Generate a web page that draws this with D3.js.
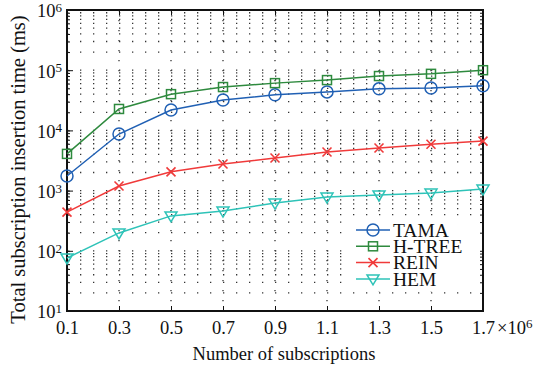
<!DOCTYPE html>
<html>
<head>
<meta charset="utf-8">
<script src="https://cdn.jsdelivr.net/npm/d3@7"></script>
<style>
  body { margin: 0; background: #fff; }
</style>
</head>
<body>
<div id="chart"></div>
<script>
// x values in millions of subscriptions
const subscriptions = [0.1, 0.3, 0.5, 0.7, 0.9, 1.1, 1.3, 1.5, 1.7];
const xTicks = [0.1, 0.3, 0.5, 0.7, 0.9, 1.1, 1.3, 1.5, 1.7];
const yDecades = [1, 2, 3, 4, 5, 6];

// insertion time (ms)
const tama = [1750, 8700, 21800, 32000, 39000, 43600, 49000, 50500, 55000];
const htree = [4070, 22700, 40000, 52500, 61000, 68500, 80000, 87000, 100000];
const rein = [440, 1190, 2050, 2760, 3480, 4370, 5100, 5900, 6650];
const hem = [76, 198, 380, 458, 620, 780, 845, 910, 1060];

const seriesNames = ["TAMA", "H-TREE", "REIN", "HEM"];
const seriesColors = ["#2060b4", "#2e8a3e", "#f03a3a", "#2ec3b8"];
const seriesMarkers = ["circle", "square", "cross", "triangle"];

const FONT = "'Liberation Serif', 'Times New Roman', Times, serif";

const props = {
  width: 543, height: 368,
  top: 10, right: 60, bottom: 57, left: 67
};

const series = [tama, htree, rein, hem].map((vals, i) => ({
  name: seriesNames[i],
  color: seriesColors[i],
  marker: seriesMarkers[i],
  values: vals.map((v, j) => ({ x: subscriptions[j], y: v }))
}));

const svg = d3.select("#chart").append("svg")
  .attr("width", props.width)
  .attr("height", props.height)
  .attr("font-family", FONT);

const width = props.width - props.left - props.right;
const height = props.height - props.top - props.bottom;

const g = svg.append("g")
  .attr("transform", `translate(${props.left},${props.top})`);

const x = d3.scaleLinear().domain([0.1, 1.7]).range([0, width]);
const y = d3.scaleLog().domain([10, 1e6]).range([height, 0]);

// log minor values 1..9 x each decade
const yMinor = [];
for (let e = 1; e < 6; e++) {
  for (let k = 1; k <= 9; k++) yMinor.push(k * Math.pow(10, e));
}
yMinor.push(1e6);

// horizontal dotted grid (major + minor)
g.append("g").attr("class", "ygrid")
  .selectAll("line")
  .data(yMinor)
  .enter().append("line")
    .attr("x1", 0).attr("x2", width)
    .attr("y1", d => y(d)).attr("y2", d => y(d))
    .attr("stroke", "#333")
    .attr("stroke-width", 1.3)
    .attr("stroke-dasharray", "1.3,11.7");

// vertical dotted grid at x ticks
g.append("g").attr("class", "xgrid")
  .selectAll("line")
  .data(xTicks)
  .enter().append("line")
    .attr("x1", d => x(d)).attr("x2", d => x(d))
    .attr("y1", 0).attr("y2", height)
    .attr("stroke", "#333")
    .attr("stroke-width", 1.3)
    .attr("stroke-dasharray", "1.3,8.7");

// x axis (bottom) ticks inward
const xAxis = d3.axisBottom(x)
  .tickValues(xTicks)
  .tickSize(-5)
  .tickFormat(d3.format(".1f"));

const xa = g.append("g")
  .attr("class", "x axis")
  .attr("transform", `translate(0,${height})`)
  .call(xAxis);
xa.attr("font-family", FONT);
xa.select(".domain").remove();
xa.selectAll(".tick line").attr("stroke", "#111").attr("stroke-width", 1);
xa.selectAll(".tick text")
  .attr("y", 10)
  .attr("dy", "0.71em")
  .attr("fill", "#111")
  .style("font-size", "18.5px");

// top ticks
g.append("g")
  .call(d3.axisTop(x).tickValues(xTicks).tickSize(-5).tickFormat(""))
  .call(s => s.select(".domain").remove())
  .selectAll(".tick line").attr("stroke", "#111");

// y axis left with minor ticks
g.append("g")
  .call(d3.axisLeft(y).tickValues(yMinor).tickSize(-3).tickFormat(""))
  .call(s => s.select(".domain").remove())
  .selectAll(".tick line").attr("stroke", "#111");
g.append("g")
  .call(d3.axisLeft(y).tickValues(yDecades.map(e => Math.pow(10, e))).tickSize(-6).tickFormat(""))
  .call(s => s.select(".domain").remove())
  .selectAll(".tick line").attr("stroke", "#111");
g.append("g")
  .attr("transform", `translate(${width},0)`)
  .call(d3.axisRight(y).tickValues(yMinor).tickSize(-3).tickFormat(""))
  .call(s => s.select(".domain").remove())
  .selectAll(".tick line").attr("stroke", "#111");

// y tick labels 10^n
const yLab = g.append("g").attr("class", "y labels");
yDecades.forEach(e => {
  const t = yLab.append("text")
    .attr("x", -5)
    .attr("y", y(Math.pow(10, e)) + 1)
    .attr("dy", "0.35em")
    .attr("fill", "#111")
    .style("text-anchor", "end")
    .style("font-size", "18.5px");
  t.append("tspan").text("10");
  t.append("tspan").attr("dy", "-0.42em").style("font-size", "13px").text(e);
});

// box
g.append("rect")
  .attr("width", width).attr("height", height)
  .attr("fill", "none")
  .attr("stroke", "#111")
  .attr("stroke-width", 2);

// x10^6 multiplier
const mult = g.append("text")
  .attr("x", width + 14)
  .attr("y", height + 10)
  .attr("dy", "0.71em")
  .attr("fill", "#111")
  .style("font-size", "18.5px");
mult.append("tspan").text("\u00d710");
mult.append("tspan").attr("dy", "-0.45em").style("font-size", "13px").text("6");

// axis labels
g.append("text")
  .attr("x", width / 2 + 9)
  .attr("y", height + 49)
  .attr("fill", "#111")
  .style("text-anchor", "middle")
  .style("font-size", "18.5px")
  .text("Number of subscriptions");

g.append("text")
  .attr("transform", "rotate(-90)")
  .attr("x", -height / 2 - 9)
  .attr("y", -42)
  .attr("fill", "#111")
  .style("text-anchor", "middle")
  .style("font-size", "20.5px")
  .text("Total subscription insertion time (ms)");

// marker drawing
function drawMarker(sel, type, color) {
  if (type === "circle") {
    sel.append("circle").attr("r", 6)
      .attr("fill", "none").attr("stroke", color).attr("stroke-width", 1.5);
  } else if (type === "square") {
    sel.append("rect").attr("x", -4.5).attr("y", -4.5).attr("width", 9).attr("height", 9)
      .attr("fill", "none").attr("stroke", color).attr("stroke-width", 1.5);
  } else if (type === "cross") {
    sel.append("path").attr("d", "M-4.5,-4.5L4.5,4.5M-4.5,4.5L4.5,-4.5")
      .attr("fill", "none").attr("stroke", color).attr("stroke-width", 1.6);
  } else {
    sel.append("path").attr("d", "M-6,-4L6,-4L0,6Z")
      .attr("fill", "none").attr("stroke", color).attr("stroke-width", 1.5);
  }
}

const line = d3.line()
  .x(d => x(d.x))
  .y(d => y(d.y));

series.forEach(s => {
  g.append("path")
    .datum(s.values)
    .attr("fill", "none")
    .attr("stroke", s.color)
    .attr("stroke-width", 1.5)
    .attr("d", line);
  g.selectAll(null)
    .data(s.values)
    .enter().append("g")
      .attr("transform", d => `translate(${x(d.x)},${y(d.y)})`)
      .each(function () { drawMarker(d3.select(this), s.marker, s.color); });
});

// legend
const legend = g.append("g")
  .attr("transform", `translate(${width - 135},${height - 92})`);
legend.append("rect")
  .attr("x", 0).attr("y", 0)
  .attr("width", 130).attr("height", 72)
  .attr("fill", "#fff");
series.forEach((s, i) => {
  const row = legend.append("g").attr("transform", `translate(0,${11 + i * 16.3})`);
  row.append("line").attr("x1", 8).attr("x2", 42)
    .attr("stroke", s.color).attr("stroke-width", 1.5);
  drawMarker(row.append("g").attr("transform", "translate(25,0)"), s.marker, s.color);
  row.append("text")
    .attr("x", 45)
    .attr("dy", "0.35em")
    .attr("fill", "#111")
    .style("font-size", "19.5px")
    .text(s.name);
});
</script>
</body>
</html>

=-=-=

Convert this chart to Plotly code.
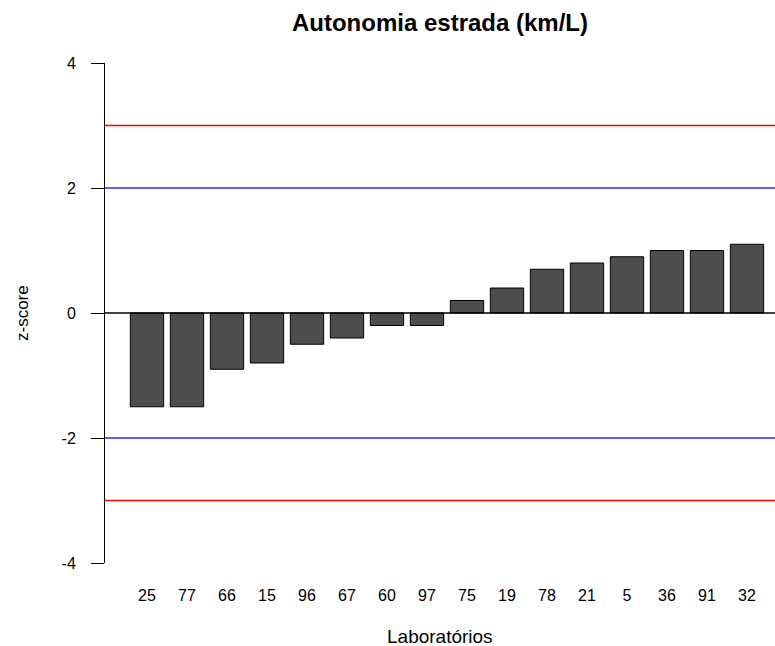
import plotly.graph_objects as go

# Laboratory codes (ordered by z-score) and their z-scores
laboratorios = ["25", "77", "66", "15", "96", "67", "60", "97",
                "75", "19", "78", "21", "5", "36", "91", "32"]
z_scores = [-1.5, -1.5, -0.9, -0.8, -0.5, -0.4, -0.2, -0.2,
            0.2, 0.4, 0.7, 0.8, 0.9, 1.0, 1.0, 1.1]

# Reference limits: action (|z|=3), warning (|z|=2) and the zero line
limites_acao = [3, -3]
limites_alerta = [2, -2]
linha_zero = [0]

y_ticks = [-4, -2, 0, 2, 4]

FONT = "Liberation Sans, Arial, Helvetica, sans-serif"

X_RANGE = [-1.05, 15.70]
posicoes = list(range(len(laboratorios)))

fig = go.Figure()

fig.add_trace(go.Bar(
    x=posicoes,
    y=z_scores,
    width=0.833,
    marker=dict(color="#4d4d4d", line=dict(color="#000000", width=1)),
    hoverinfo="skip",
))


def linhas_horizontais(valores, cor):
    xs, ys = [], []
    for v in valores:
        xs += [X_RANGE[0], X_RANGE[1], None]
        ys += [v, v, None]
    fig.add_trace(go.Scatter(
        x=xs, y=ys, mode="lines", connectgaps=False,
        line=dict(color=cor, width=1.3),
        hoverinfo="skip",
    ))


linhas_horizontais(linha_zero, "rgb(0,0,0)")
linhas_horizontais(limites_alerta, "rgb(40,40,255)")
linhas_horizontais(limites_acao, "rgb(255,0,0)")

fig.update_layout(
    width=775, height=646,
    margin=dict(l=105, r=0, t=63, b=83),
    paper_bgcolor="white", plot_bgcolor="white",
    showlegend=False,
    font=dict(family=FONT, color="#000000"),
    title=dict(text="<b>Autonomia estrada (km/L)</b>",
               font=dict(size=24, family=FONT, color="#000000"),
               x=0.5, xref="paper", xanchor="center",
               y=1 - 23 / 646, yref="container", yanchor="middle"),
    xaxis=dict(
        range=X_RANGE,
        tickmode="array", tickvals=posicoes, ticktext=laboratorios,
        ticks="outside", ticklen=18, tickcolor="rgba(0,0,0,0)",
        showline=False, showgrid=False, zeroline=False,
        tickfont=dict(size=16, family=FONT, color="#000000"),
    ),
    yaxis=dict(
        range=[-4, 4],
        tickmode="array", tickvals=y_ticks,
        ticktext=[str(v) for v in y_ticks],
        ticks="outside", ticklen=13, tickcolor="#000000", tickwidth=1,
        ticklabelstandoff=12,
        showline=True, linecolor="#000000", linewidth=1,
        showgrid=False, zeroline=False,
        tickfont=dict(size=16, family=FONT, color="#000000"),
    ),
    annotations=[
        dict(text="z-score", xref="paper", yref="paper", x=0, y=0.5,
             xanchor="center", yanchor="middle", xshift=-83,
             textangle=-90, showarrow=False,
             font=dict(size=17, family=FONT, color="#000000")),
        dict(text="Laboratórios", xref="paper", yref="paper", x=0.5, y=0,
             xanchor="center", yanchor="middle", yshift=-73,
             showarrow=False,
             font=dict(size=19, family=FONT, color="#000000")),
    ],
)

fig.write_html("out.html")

=-=-=

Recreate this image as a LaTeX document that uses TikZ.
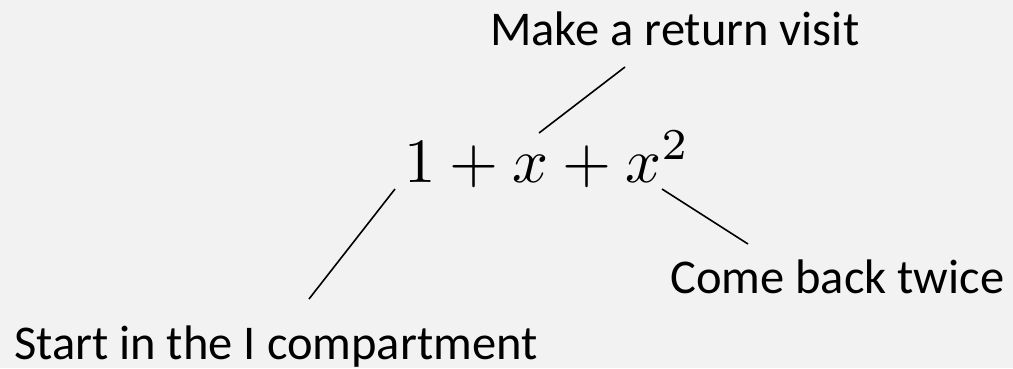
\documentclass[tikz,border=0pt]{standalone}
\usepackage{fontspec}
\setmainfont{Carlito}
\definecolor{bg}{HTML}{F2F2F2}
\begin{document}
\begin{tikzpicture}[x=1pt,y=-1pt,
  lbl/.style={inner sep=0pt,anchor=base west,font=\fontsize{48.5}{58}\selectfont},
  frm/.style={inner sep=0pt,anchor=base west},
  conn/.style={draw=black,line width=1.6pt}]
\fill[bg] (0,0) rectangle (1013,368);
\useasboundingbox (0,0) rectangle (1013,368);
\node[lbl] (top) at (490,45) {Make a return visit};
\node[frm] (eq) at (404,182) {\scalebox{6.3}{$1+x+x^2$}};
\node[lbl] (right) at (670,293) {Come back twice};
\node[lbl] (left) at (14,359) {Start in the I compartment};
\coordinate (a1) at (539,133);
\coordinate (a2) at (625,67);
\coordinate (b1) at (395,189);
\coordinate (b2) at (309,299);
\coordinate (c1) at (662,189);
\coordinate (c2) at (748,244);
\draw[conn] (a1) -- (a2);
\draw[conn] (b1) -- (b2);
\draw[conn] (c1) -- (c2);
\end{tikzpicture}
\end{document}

=-=-=

▶ [Exercise instructions] Give back the exact lines above, running from the one that has "Convert this chart to Plotly code." through the one that has "0.2, 0.4, 0.7, 0.8, 0.9, 1.0, 1.0, 1.1]", with nothing added and no pictures.

▶ [Response to this task]
Convert this chart to Plotly code.
import plotly.graph_objects as go

# Laboratory codes (ordered by z-score) and their z-scores
laboratorios = ["25", "77", "66", "15", "96", "67", "60", "97",
                "75", "19", "78", "21", "5", "36", "91", "32"]
z_scores = [-1.5, -1.5, -0.9, -0.8, -0.5, -0.4, -0.2, -0.2,
            0.2, 0.4, 0.7, 0.8, 0.9, 1.0, 1.0, 1.1]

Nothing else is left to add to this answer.